You can listen to this musing here, or read it below.
A rope bondage scene is a story that unfolds another world. We take off the uniforms of the everyday-life. Uniforms given to us, indicating our place in the global hierarchy. To make us feel safe. In the story, I’m allowed to be someone else. It’s often a parody that helps me cope with all the stupid power games of reality. I’ve learned a magical ritual over the past decades to create this rift into the otherworldly. It allows me, the one tying, to enjoy magnificent power, a power given to me in the form of another’s submission, suffering, and surrender. In return, I take them on a journey that they never could venture alone. Aftercare is the return, to the conventional, to the equal, to the status quo.

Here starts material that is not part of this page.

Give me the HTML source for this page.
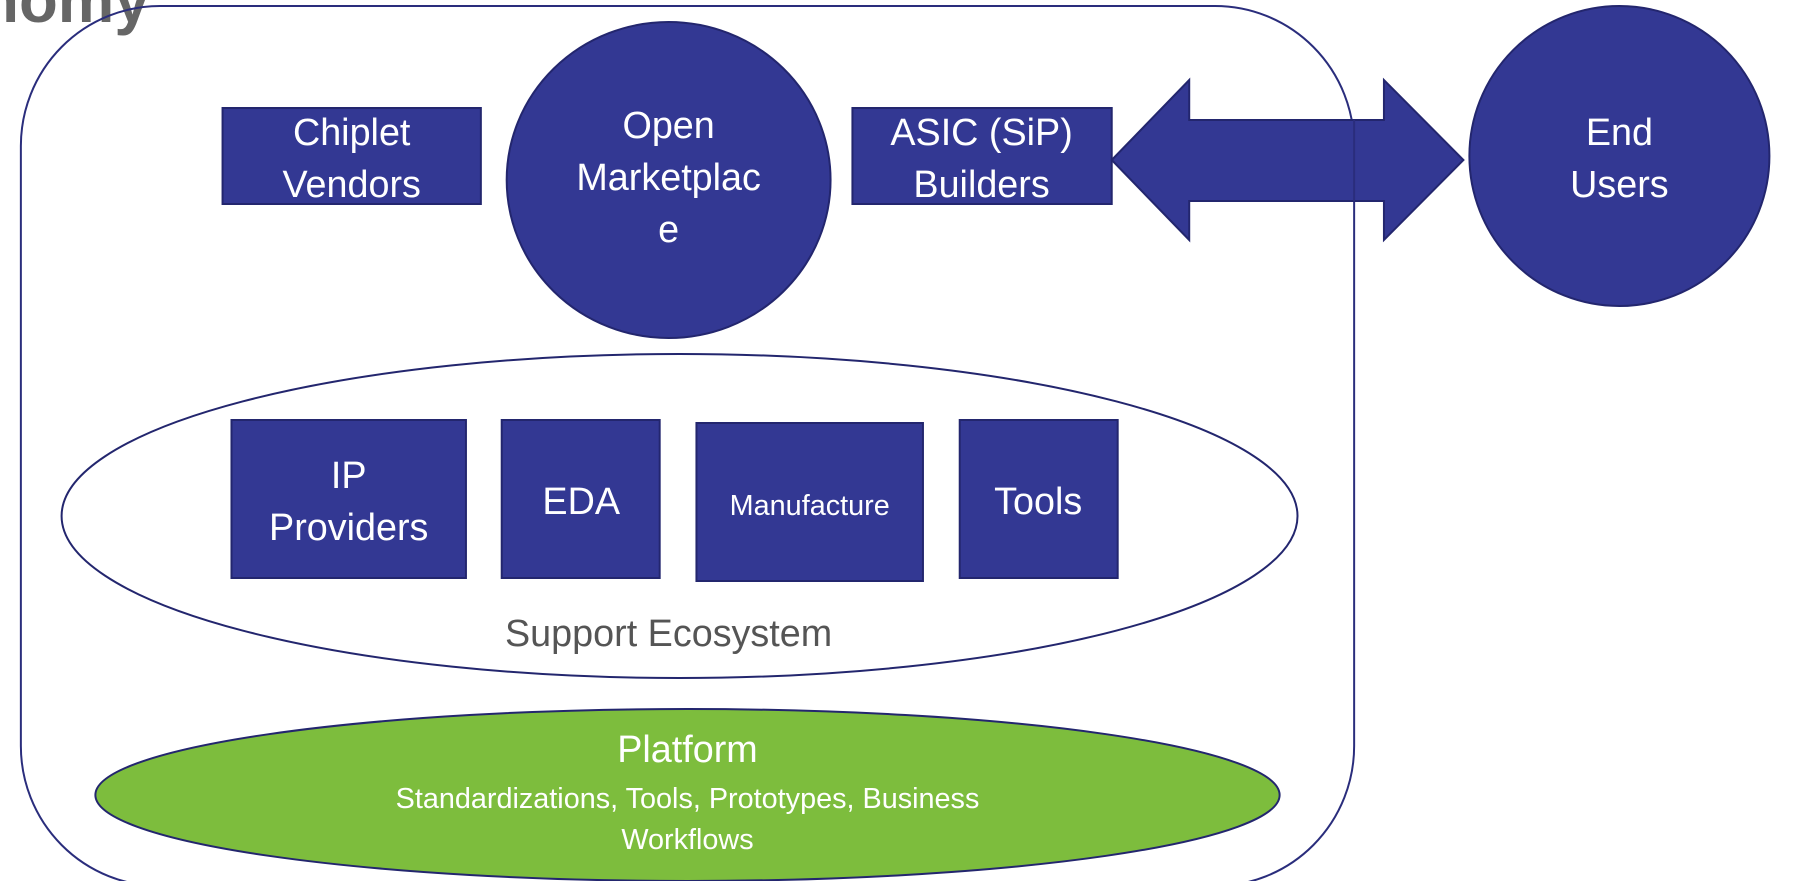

It is commonly said that the submissive is the one in need of aftercare from the dominant. But I don’t agree, not in the way that I play and teach BDSM. Let me explain why.
The main character of my story is the bound one. In that way, I’m very voyeuristic when I tie. I want to get to know every emotional corner of the protagonist. Preferably the ones hiding the deepest in shame and taboo. My inspiration comes from the Japanese BDSM traditions, which often deals with the most perverted fantasies. There are schoolgirls, geishas, and secretaries captured by old perverted men or even evil spirits or malicious monstrosities. Bodies get unveiled from layers of silk fabric, pale skin echos in mirrors, and drool drips into half-empty sake cups. Maybe here I should add that these are my private nerdy investigation, while what I teach in workshops is usually much more mainstream. If you are confused about why anyone would like to experience these “dark” emotions, then read my text on bondage and suffering.

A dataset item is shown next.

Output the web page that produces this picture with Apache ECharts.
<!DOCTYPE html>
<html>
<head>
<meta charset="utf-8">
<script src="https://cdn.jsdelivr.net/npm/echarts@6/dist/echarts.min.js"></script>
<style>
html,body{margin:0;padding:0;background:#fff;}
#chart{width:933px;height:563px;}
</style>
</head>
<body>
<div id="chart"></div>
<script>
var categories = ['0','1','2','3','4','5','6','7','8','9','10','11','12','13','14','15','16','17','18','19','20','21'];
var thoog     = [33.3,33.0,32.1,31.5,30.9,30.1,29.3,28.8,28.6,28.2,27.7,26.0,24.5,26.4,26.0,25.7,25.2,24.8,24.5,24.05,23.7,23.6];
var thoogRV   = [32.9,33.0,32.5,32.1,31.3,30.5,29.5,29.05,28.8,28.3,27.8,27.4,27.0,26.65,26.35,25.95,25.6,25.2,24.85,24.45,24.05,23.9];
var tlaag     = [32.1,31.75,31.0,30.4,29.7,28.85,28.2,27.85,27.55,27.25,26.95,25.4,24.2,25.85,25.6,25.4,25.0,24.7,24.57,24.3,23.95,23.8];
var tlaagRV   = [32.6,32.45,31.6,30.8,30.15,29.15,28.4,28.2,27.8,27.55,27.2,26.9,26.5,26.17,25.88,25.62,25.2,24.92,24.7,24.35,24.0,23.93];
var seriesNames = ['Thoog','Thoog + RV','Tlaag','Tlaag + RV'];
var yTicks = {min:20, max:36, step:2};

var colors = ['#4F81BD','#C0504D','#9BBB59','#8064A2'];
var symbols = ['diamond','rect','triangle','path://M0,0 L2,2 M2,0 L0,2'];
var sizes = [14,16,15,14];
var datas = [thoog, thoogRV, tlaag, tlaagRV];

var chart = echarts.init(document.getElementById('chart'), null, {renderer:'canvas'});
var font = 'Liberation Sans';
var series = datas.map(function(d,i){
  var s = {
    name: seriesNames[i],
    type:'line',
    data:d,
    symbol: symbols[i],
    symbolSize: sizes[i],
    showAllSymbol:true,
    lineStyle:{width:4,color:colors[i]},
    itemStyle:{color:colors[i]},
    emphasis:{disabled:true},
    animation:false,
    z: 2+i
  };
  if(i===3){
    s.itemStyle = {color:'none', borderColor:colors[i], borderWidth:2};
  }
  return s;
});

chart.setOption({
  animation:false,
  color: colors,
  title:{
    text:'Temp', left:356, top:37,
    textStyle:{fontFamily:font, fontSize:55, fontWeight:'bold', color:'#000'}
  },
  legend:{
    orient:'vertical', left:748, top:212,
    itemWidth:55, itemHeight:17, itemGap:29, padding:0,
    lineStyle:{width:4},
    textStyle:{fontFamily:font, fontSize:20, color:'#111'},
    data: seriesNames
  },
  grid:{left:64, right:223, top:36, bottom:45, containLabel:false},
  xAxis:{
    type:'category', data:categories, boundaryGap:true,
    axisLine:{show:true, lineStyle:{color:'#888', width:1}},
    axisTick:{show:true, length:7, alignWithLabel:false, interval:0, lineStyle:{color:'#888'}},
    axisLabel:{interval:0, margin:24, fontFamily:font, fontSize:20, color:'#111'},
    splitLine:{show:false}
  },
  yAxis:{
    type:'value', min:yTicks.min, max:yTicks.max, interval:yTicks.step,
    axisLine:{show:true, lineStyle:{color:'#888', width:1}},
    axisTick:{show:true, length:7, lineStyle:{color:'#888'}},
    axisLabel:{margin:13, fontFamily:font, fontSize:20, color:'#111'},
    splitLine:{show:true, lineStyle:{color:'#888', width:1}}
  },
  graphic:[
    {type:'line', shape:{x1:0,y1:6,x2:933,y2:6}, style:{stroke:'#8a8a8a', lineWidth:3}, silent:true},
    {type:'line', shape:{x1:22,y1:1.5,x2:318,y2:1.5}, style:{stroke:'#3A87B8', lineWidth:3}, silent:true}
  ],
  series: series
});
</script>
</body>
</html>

Through the body into the psyche.
Bringing another into these hidden corners of the eros requires them to be vulnerable by sharing their emotions and experience. That is what allows me to control the situation and gives me power. The opposite would leave me with little material if they are stone-faced and revealing nothing. There is a common misperception about BDSM that the dominant is the protagonist. Maybe it’s more the case in other practices, but I remain the storyteller in rope bondage. My love and presence must carry the one bound; otherwise, there is a high risk of things becoming destructive. Once in a Tokyo rope bar, an older man told me that I have to earn the trust to tell their story. The more intense I make my partners experience, the more ignored mine will be. It is both my curse and my reward. And maybe it is sad, but I think it has to be this way to go deep. There are exceptions when I get to shine in my exhibitionistic glory, but that’s a musing for another time.

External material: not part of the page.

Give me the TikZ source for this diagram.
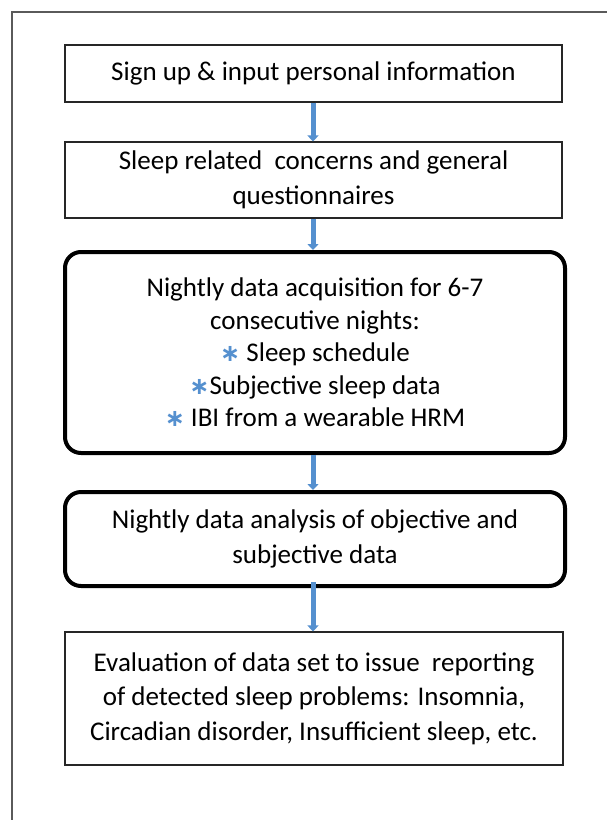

While progressing through the aftercare and looking back at what we did together, then from an outside view, I was the perpetrator, and they were the victim. I was the one restricting and making them surrender to pain and shame. Of course, it is consensual and made with love, but that is an intellectual agreement that caters little to the echoes in my body. If anyone is getting thrown into jail, then it’s me. And my role in the story often represent the thing I want to avoid in everyday life, and I need the reassurance that I’m not that. The more dark and disturbed our play has been, the more I need it. I think it depends on what emotions I’ve been holding space for in my story. Fear and suffering are obviously more taxing than joy and pleasure. But there is a deeper side to it. It is about turning the spotlight on my vulnerability and giving me a chance to hand over control and power for a while. That brings balance to the relationship.
And, of course, my partner needs aftercare as well, and luckily it’s not a zero-sum game. But when I see “a daddy dom” tucking their “little girl” in a blanket while feeding them ice cream and wiping their tears, then I don’t see aftercare but a prolongation of the power dynamic of their BDSM scene. Maybe, the daddy dom bringing the ice cream proves to himself that he isn’t that bad guy. Or, perhaps he keeps being dominant to avoid being vulnerable.